Protesting The CEO Of Georgia

Since he was swept into power in the aftermath of Georgia's 2003 Rose Revolution, President Mikheil Saakashvili has had a job that few would envy.

His massive daily task list includes building democracy in what by all accounts was a failed state, reasserting control over two secessionist regions supported by neighboring Russia, rescuing the economy from Moscow's trade embargo and reorienting his country toward NATO and the West. If that weren't enough, he has also been conducting the world's most radical experiment in economic reform.

Last week, Saakashvili's juggling act came crashing to the ground. After six days of protests called by a dozen opposition parties in the capital, Tbilisi, ended in street fights between demonstrators (who were 70,000 strong) and riot police, Saakashvili imposed a state of emergency to shut the protests down. Opposition politicians accuse Saakashvili of ruling like an autocrat, changing election rules in his favor and throwing his foes in jail. Special forces closed the opposition TV station, Imedi, controlled by Badri Patarkashvili, a billionaire oligarch with a murky Moscow past who now vows to spend his entire fortune to bring Saakashvili down. In hopes of a fresh mandate, Saakashvili (who enjoyed 60 percent approval ratings in polls before the protests) has called for an early election.

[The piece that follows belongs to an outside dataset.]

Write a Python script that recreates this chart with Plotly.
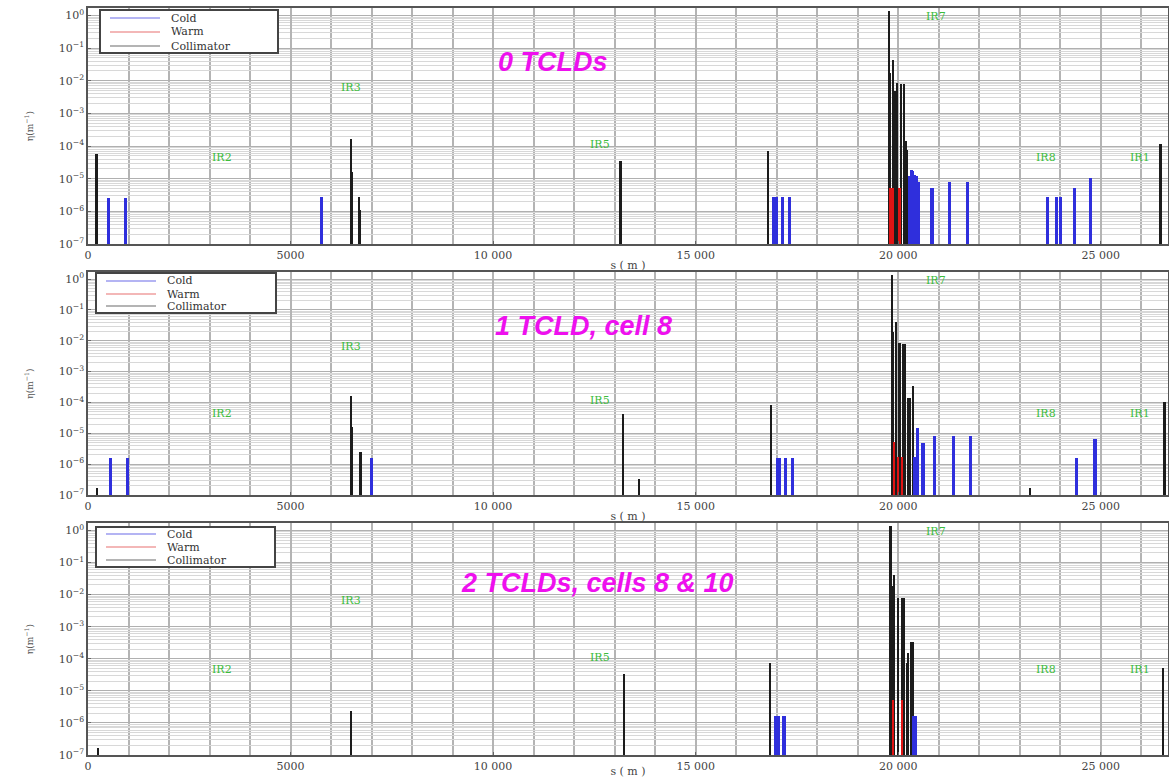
import plotly.graph_objects as go
from plotly.subplots import make_subplots

# ---------------- data: loss positions s (m) and inefficiency eta (1/m) ----------------
# 0 TCLDs
coll_s_0 = [209, 6483, 6515, 6690, 6712, 13145, 16790, 19766, 19798, 19865, 19906,
            19970, 20069, 20136, 20185, 20217, 26473]
coll_v_0 = [5.9e-5, 1.66e-4, 1.66e-5, 2.8e-6, 1.1e-6, 3.5e-5, 7.2e-5, 1.35, 0.0174, 0.043, 4.8e-3,
            8.5e-3, 8.2e-3, 8.2e-3, 1.45e-4, 7.7e-5, 1.15e-4]
warm_s_0 = [19810, 19870, 20030]
warm_v_0 = [5.3e-6, 5.3e-6, 5.3e-6]
cold_s_0 = [517, 936, 5759, 16920, 16985, 17140, 17320, 20276, 20316, 20357, 20399, 20439,
            20505, 20833, 21260, 21712, 23682, 23896, 23995, 24340, 24749]
cold_v_0 = [2.6e-6, 2.6e-6, 2.7e-6, 2.7e-6, 2.7e-6, 2.7e-6, 2.7e-6, 1.17e-5, 1.9e-5, 1.7e-5, 1.3e-5, 1.17e-5,
            7.7e-6, 5.1e-6, 7.7e-6, 8e-6, 2.7e-6, 2.7e-6, 2.7e-6, 5.1e-6, 1.04e-5]

# 1 TCLD, cell 8
coll_s_1 = [226, 6498, 6520, 6728, 6745, 13214, 13600, 16867, 19840, 19870, 19946, 20029,
            20111, 20168, 20234, 20291, 20357, 23256, 26571]
coll_v_1 = [1.7e-7, 1.6e-4, 1.6e-5, 2.4e-6, 7.4e-7, 4.1e-5, 3.4e-7, 8e-5, 1.35, 0.0186, 0.041, 8.2e-3,
            8e-3, 8e-3, 1.4e-4, 1.4e-4, 3.3e-4, 1.7e-7, 1.07e-4]
warm_s_1 = [19895, 19990, 20090]
warm_v_1 = [5.2e-6, 1.7e-6, 1.7e-6]
cold_s_1 = [562, 973, 7000, 17015, 17073, 17220, 17401, 20399, 20440, 20480, 20611, 20906,
            21359, 21786, 24404, 24857]
cold_v_1 = [1.6e-6, 1.6e-6, 1.6e-6, 1.6e-6, 1.6e-6, 1.6e-6, 1.6e-6, 1.7e-6, 1.7e-6, 1.5e-5, 4.9e-6, 8.2e-6,
            8.2e-6, 8.2e-6, 1.6e-6, 6.4e-6]

# 2 TCLDs, cells 8 & 10
coll_s_2 = [242, 6498, 13222, 16835, 19807, 19845, 19889, 20000, 20100, 20140, 20210, 20250,
            20330, 20370, 26540]
coll_v_2 = [1.6e-7, 2.4e-6, 3.3e-5, 7.4e-5, 1.36, 0.018, 0.042, 7.9e-3, 7.9e-3, 7.9e-3, 7.4e-5, 1.5e-4,
            3.3e-4, 3.3e-4, 5.1e-5]
warm_s_2 = [19865, 20094]
warm_v_2 = [5.2e-6, 5.2e-6]
cold_s_2 = [16983, 17032, 17180, 20380, 20420]
cold_v_2 = [1.6e-6, 1.6e-6, 1.6e-6, 1.6e-6, 1.6e-6]

panel_titles = ["0 TCLDs", "1 TCLD, cell 8", "2 TCLDs, cells 8 & 10"]
legend_names = ["Cold", "Warm", "Collimator"]

# insertion-region labels (s in m, log10 eta)
ir_names = ["IR2", "IR3", "IR5", "IR7", "IR8", "IR1"]
ir_s = [3300, 6500, 12650, 20920, 23650, 25970]
ir_logeta = [-4.35, -2.2, -3.95, -0.03, -4.35, -4.35]

x_tick_vals = [0, 5000, 10000, 15000, 20000, 25000]
x_tick_text = ["0", "5000", "10 000", "15 000", "20 000", "25 000"]
y_decades = [-7, -6, -5, -4, -3, -2, -1, 0]
y_tick_text = ["10<sup>−7</sup>", "10<sup>−6</sup>", "10<sup>−5</sup>", "10<sup>−4</sup>",
               "10<sup>−3</sup>", "10<sup>−2</sup>", "10<sup>−1</sup>", "10<sup>0</sup>"]

S_MAX = 26659

# ---------------- styling ----------------
W, H = 1169, 778
L_MARGIN, R_MARGIN = 88, 1
PW = W - L_MARGIN - R_MARGIN
COLL_COLOR = "#1c1c1c"
WARM_COLOR = "#e01414"
COLD_COLOR = "#2f2fdc"
KEY_COLORS = ["#6a6ae8", "#e87070", "#6a6a6a"]
SERIF = "DejaVu Serif, Liberation Serif, serif"

# plot areas in pixels (top, bottom)
panel_px = [(8, 244), (272, 495), (523, 755)]
# legend boxes in pixels: (left, top, right, bottom), key rows y
legend_box_px = [(100, 10, 278, 53), (96, 273, 276, 313), (96, 527, 275, 567)]
legend_rows_px = [(18, 32, 46), (281, 294, 306), (534, 547, 560)]
title_px = [(553, 62), (583, 326), (597, 583)]


def px_x(px):
    return (px - L_MARGIN) / PW


def px_y(py):
    return 1 - py / H


panels = [
    (coll_s_0, coll_v_0, warm_s_0, warm_v_0, cold_s_0, cold_v_0),
    (coll_s_1, coll_v_1, warm_s_1, warm_v_1, cold_s_1, cold_v_1),
    (coll_s_2, coll_v_2, warm_s_2, warm_v_2, cold_s_2, cold_v_2),
]

fig = make_subplots(rows=3, cols=1)

minor_y = [k * 10.0 ** n for n in range(-7, 1) for k in range(2, 10)]

for i, (cs, cv, ws, wv, ks, kv) in enumerate(panels, start=1):
    fig.add_trace(go.Bar(x=cs, y=cv, width=55, name="Collimator",
                         marker=dict(color=COLL_COLOR, line_width=0),
                         showlegend=False, hoverinfo="x+y"), row=i, col=1)
    fig.add_trace(go.Bar(x=ws, y=wv, width=60, name="Warm",
                         marker=dict(color=WARM_COLOR, line_width=0),
                         showlegend=False, hoverinfo="x+y"), row=i, col=1)
    fig.add_trace(go.Bar(x=ks, y=kv, width=75, name="Cold",
                         marker=dict(color=COLD_COLOR, line_width=0),
                         showlegend=False, hoverinfo="x+y"), row=i, col=1)

    top, bot = panel_px[i - 1]
    fig.update_yaxes(
        type="log", range=[-7, 0.23], domain=[1 - bot / H, 1 - top / H],
        tickvals=[10.0 ** d for d in y_decades], ticktext=y_tick_text,
        tickfont=dict(family=SERIF, size=11, color="#444"),
        showgrid=True, gridcolor="#b0b0b0", gridwidth=1.3,
        minor=dict(tickvals=minor_y, showgrid=True, gridcolor="#d8d8d8", gridwidth=1, ticks=""),
        showline=True, mirror=True, linecolor="#555", linewidth=1.5,
        ticks="inside", ticklen=3, tickcolor="#666", zeroline=False,
        title=dict(text="η(m<sup>−1</sup>)", font=dict(family=SERIF, size=9, color="#555"), standoff=24),
        automargin=False,
        row=i, col=1)
    fig.update_xaxes(
        range=[0, S_MAX], tickvals=x_tick_vals, ticktext=x_tick_text,
        tickfont=dict(family=SERIF, size=11, color="#444"),
        showgrid=True, gridcolor="#b4b4b4", gridwidth=1.5,
        minor=dict(dtick=1000, showgrid=True, gridcolor="#b4b4b4", gridwidth=1.5, ticks=""),
        showline=True, mirror=True, linecolor="#555", linewidth=1.5,
        ticks="inside", ticklen=3, tickcolor="#666", zeroline=False,
        title=dict(text="s ( m )", font=dict(family=SERIF, size=11, color="#444"), standoff=0),
        automargin=False,
        row=i, col=1)

    xref = "x" if i == 1 else f"x{i}"
    yref = "y" if i == 1 else f"y{i}"
    for nm, s, le in zip(ir_names, ir_s, ir_logeta):
        fig.add_annotation(x=s, y=le, xref=xref, yref=yref, text=nm, showarrow=False,
                           font=dict(family=SERIF, size=11, color="#3cbc3c"))

    # panel title
    tx, ty = title_px[i - 1]
    fig.add_annotation(x=px_x(tx), y=px_y(ty), xref="paper", yref="paper",
                       text=panel_titles[i - 1], showarrow=False,
                       xanchor="center", yanchor="middle",
                       font=dict(family="Liberation Sans, Arial, sans-serif", size=27,
                                 color="#ee10ee", weight="bold", style="italic"))

    # legend box with line keys
    lx0, ly0, lx1, ly1 = legend_box_px[i - 1]
    fig.add_shape(type="rect", xref="paper", yref="paper",
                  x0=px_x(lx0), x1=px_x(lx1), y0=px_y(ly1), y1=px_y(ly0),
                  line=dict(color="#444", width=2), fillcolor="white", layer="above")
    for name, col, ry in zip(legend_names, KEY_COLORS, legend_rows_px[i - 1]):
        fig.add_shape(type="line", xref="paper", yref="paper",
                      x0=px_x(lx0 + 10), x1=px_x(lx0 + 60), y0=px_y(ry), y1=px_y(ry),
                      line=dict(color=col, width=1.2), layer="above")
        fig.add_annotation(x=px_x(lx0 + 70), y=px_y(ry), xref="paper", yref="paper",
                           text=name, showarrow=False, xanchor="left", yanchor="middle",
                           borderpad=0,
                           font=dict(family=SERIF, size=11, color="#333"))

fig.update_layout(
    width=W, height=H,
    margin=dict(l=L_MARGIN, r=R_MARGIN, t=0, b=0),
    paper_bgcolor="white", plot_bgcolor="white",
    barmode="overlay", bargap=0,
    showlegend=False,
)

fig.write_html("out.html")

It's a sudden tragic twist in what otherwise has been an incredible tale. When Saakashvili, a 39-year-old Columbia University-educated lawyer, took over in 2004, years of autocracy and civil war had left the dirt-poor ex-Soviet ministate in the Caucasus seething with corruption and crime. Public services had collapsed as citizens abandoned the country in droves. The new leadership cracked down on graft, crime and over-regulation—in some cases, to the extreme. Greedy cops taking bribes? The new Interior minister sacked the entire 16,000-strong traffic police. Bureaucracy dragging the economy down? More than 1,000 types of permits were abolished and 40 percent of civil servants fired. Taxes too high? The types of tax have been cut from 22 to seven. A flat tax on income of only 12 percent has raised the government's take by 220 percent. More important, the low and user-friendly tax has been an incentive for many companies to leave the black market and go legit. That, in turn, means they can get credit and investment—and create jobs and growth. The payoff: since 2003, GDP has tripled and the number of businesses quadrupled. Saakashvili was performing like a tough-love CEO.

Naturally, the reforms have created disgruntled citizens. Some of them, mostly middle-aged and older men, showed up at the protests last week. "They're firing everybody over 40," says Nugzar Zhvania, a 41-year-old train operator who was one of 400 people laid off from the railroad. A refugee from the Russian-controlled breakaway province of Abkhasia, Zhvania now has to get by on a monthly welfare check of 11 lari ($7). Many of the 70,000 demonstrators came from rural villages, where jobs have yet to trickle down but prices for staples have been rising. But the protests were no second installment of the Rose Revolution; young and middle-class Georgians largely stayed away, as they've by and large benefited from the reforms.

To the ardent libertarians in Saakashvili's cabinet, no reform can be too radical. "When government micromanages, it inevitably leads to dysfunction and corruption," Minister of Reform Kakha Bendukidze explains. Despite the protests, privatization has been swift and, international observers say, remarkably transparent and smart (e.g., this year, the government auctioned off the country's hospitals—but only to bidders who committed to building a brand-new hospital for each old one they bought). Growth is running at a red-hot 14 percent this year, and annual foreign investment at a world-beating 25 percent of GDP. In the World Bank's ranking of the ease of doing business in 178 countries, Georgia has risen from 112th place in 2005 to 18th in 2007, zipping past Korea, France, and Germany. It was the biggest improvement the Bank has ever seen.

Whether Saakashvili can get Georgia to stay its course will have reverberations far beyond the country's borders. Politically, Georgia has been a rare Western, democratic outpost in a region dominated by Russia, Iran and the autocracies of Central Asia. Economically, Georgia's reform successes have been a benchmark for other underdeveloped countries. Strategically, Georgia's Black Sea ports and brand-new pipelines are the only way for Central Asian exports—mainly oil and gas—to bypass Russia and Iran. If the Georgian experiment derails, it will be tragedy not only for Georgians but for the entire region.